I ALWAYS ALWAYS advice people to have a professional train a horse to drive unless you are HIGHLY experienced in driving. I've been driving for many years, I compete regularly in combined driving, I'm always 1st or 2nd in year end placings in combined driving, and I still will NOT train a horse to drive. Ride? No problems. Drive? NOPE! Driving is MUCH more dangerous than riding. I do know HOW to train one to drive, and I will often teach them to ground drive, but as to the cart... nope, I leave that up to my trainer!  JMHO of course.

Carts can be cheap or super expensive. All depends on what you want to do. A simple 2 wheel easy entry runs about $500 new. A marathon cart for CDEs runs in the thousands (try $7000 or up! Can find some cheaper, but...). Harnesses, again, it depends. I would say roughly $500 to $1000. Zimmermans is good quality Amish harness, leather or biothane (I HATE betathane and do NOT use nylon ever!), their number is 717-354-5667. I don't know what their cost is for horse size, I've only bought mini from them (I happened to win a horse sized synthetic Smuckers Delux in a raffle, and my other two cob/horse sized harnesses I bought used).
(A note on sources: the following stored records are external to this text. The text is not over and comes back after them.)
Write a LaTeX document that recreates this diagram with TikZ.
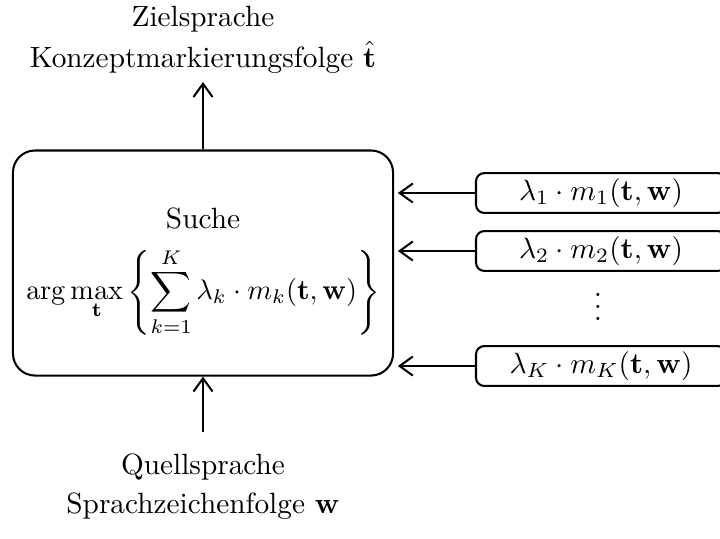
\documentclass[tikz,border=0pt]{standalone}
\usepackage{amsmath}
\usetikzlibrary{arrows.meta}
\begin{document}
\begin{tikzpicture}[x=0.34125pt,y=-0.34125pt,
  line width=0.7pt,
  arr/.style={-{Straight Barb[length=4.5pt,width=6.5pt]}},
  mainbox/.style={draw, rounded corners=7.5pt, minimum width=129.7pt, minimum height=76.8pt, inner sep=0pt},
  fbox/.style={draw, rounded corners=2.8pt, minimum width=85.3pt, minimum height=13.6pt, inner sep=0pt},
  lbl/.style={align=center, inner sep=0pt}]
\useasboundingbox (0,0) rectangle (720,538);
\clip (0,0) rectangle (720,538);
\node[mainbox] (box) at (203,263) {};
\node[inner sep=0pt] (suche) at (203,218) {Suche};
\node[inner sep=0pt, scale=0.965] (formula) at (203,292) {$\displaystyle\arg\max_{\mathbf{t}}\left\{\sum_{k=1}^{K}\lambda_k\cdot m_k(\mathbf{t},\mathbf{w})\right\}$};
\node[lbl, anchor=south, inner ysep=2.5pt] (out) at (203,82) {Zielsprache\\[2pt]Konzeptmarkierungsfolge $\hat{\mathbf{t}}$};
\node[lbl, anchor=north, inner ysep=7pt] (in) at (203,432) {Quellsprache\\[1.5pt]Sprachzeichenfolge $\mathbf{w}$};
\node[fbox] (m1) at (601,193) {$\lambda_1\cdot m_1(\mathbf{t},\mathbf{w})$};
\node[fbox] (m2) at (601,251) {$\lambda_2\cdot m_2(\mathbf{t},\mathbf{w})$};
\node[inner sep=0pt] (dots) at (598,298) {$\vdots$};
\node[fbox] (mK) at (601,366) {$\lambda_K\cdot m_K(\mathbf{t},\mathbf{w})$};
\draw[arr] (box.north) -- (box.north |- out.south);
\draw[arr] (in.north) -- (box.south);
\draw[arr, shorten >=1.3pt] (m1.west) -- (m1.west -| box.east);
\draw[arr, shorten >=1.3pt] (m2.west) -- (m2.west -| box.east);
\draw[arr, shorten >=1.3pt] (mK.west) -- (mK.west -| box.east);
\end{tikzpicture}
\end{document}
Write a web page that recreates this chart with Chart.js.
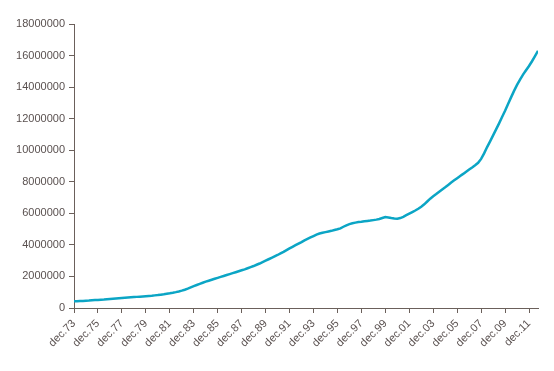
<!DOCTYPE html>
<html>
<head>
<meta charset="utf-8">
<script src="https://cdn.jsdelivr.net/npm/chart.js@4.4.1/dist/chart.umd.min.js"></script>
<style>
  html, body { margin: 0; padding: 0; background: #fff; }
  #wrap { width: 554px; height: 371px; }
</style>
</head>
<body>
<div id="wrap"><canvas id="chart_canvas" width="554" height="371"></canvas></div>
<script>
// quarterly values, dec.73 .. sep.12
var values = [
    420000, 430000, 440000, 450000, 460000, 470000, 490000, 500000, 510000, 530000,
    540000, 555000, 570000, 585000, 600000, 615000, 630000, 645000, 660000, 675000,
    690000, 705000, 720000, 735000, 750000, 765000, 780000, 800000, 820000, 845000,
    870000, 900000, 930000, 965000, 1005000, 1050000, 1100000, 1160000, 1230000, 1310000,
    1390000, 1460000, 1530000, 1600000, 1670000, 1730000, 1790000, 1850000, 1910000, 1970000,
    2030000, 2090000, 2150000, 2210000, 2270000, 2330000, 2390000, 2450000, 2520000, 2590000,
    2660000, 2740000, 2820000, 2910000, 3000000, 3090000, 3180000, 3270000, 3360000, 3460000,
    3560000, 3670000, 3780000, 3880000, 3980000, 4080000, 4180000, 4290000, 4380000, 4470000,
    4560000, 4650000, 4720000, 4770000, 4810000, 4850000, 4890000, 4940000, 4990000, 5050000,
    5150000, 5240000, 5320000, 5370000, 5410000, 5450000, 5470000, 5500000, 5520000, 5540000,
    5570000, 5600000, 5640000, 5700000, 5760000, 5740000, 5700000, 5670000, 5660000, 5700000,
    5780000, 5880000, 5980000, 6080000, 6180000, 6290000, 6420000, 6570000, 6750000, 6930000,
    7080000, 7220000, 7370000, 7510000, 7650000, 7800000, 7950000, 8090000, 8230000, 8370000,
    8500000, 8640000, 8780000, 8910000, 9050000, 9200000, 9450000, 9800000, 10200000, 10560000,
    10940000, 11320000, 11700000, 12100000, 12500000, 12930000, 13350000, 13760000, 14140000, 14480000,
    14790000, 15070000, 15340000, 15640000, 15970000, 16300000
];

var months = ["dec", "mar", "jun", "sep"];
var labels = [];
for (var i = 0; i < values.length; i++) {
    var yr = 73 + Math.ceil(i / 4);
    labels.push(months[i % 4] + "." + String(yr % 100).padStart(2, "0"));
}

// every 8th quarter gets a tick (dec.73, dec.75, ... dec.11)
var xTicks = [0, 8, 16, 24, 32, 40, 48, 56, 64, 72, 80, 88, 96, 104, 112, 120, 128, 136, 144, 152];
var yTicks = [0, 2000000, 4000000, 6000000, 8000000, 10000000, 12000000, 14000000, 16000000, 18000000];

var points = values.map(function (v, i) { return { x: i, y: v }; });

var axisColor = "#6b605b";
var textColor = "#5a5150";

var ctx = document.getElementById("chart_canvas").getContext("2d");
var chart = new Chart(ctx, {
    type: "line",
    data: {
        datasets: [
            {
                data: points,
                borderColor: "#0ba5c5",
                borderWidth: 2.5,
                pointRadius: 0,
                tension: 0,
                fill: false
            }
        ]
    },
    options: {
        responsive: false,
        animation: false,
        layout: {
            padding: { top: 24, right: 16, left: 0, bottom: 0 }
        },
        plugins: {
            legend: { display: false },
            tooltip: { enabled: false }
        },
        scales: {
            x: {
                type: "linear",
                min: 0,
                max: values.length - 1,
                afterBuildTicks: function (scale) {
                    scale.ticks = xTicks.map(function (v) { return { value: v }; });
                },
                afterFit: function (scale) { scale.height = 63; },
                border: { color: axisColor, width: 1 },
                grid: {
                    drawOnChartArea: false,
                    drawTicks: true,
                    tickLength: 5,
                    color: axisColor
                },
                ticks: {
                    autoSkip: false,
                    maxRotation: 45,
                    minRotation: 45,
                    color: textColor,
                    font: { family: "Liberation Sans, Arial", size: 11 },
                    padding: 4,
                    callback: function (v) { return labels[v]; }
                }
            },
            y: {
                min: 0,
                max: 18000000,
                afterFit: function (scale) { scale.width = 74; },
                afterBuildTicks: function (scale) {
                    scale.ticks = yTicks.map(function (v) { return { value: v }; });
                },
                border: { color: axisColor, width: 1 },
                grid: {
                    drawOnChartArea: false,
                    drawTicks: true,
                    tickLength: 5,
                    color: axisColor
                },
                ticks: {
                    color: textColor,
                    font: { family: "Liberation Sans, Arial", size: 11 },
                    padding: 4,
                    callback: function (v) { return String(v); }
                }
            }
        }
    }
});
</script>
</body>
</html>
I would ground drive in the bit I would be driving in. As to wether you can use your riding bit... well maybe some but certainly not many. A lot of driving bits are half cheek to keep things out of the way and make sure the bit won't go through the mouth... just really depends I guess. I've never used a riding bit to drive in. I have used a driving bit to ride in though hehe 

Never driven a gaited horse, sorry!


----------



## KANSAS_TWISTER (Feb 23, 2007)

p icked up 2 harnesses for $50.00, they where thrown in to a bucket with a bunch of other stff a farm didn't want any more...thought that was a good deal


----------